Our directives dictioniary contains our finaly count, which we can plot.

>>> directives
{'acknowledgments:': 8,
 'contact:': 62,
 'encryption:': 34,
 'hiring:': 36,
 'policy:': 50,
 'signature:': 12}

As expected, the "contact:" field is the most common, followed by "policy:". What's interesting though, is "hiring:" as the third most common directive. This directive was only included in the third draft of the RFC and is already adopted more than other directives that were included in the earliest versions of the initiative. It's likely that organizations were independently including hiring information in their security.txt files, which caught on with those leading project.

Lessons Learned & Notes

Out of Memory (OOM)

As alluded to earlier, memory was the biggest issue I faced in getting off the 100k requests. In fact, the program would often die around 65-75% of the way through the requests as the memory usage continued to grow.

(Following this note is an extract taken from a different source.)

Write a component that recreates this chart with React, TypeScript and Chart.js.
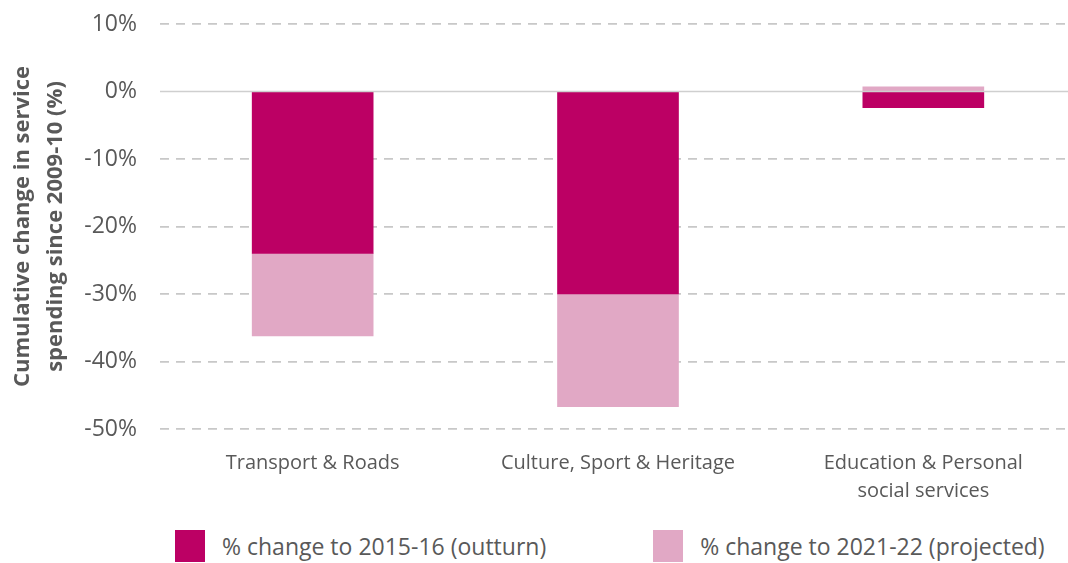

I found the Who "Killed" my process and why? thread on Stack Overflow particularly helpful in learing about the Linux kernel's OOM killer. It led to me to an article with a command that disables the kernel's OOM killer on a certain process (our main program), which did the trick:

$ echo -17 > /proc/$PID/oom_score_adj

I used $ ps aux | less to get the process ID ($PID in the above command) of the program.

Sockets

Asynchronous requests can be sped up by using more sockets, generally. CONNECTIONS in our main program is set to 1024 because that's the common default for open files (another tidbit - "everything in Unix is a file") on most operating systems.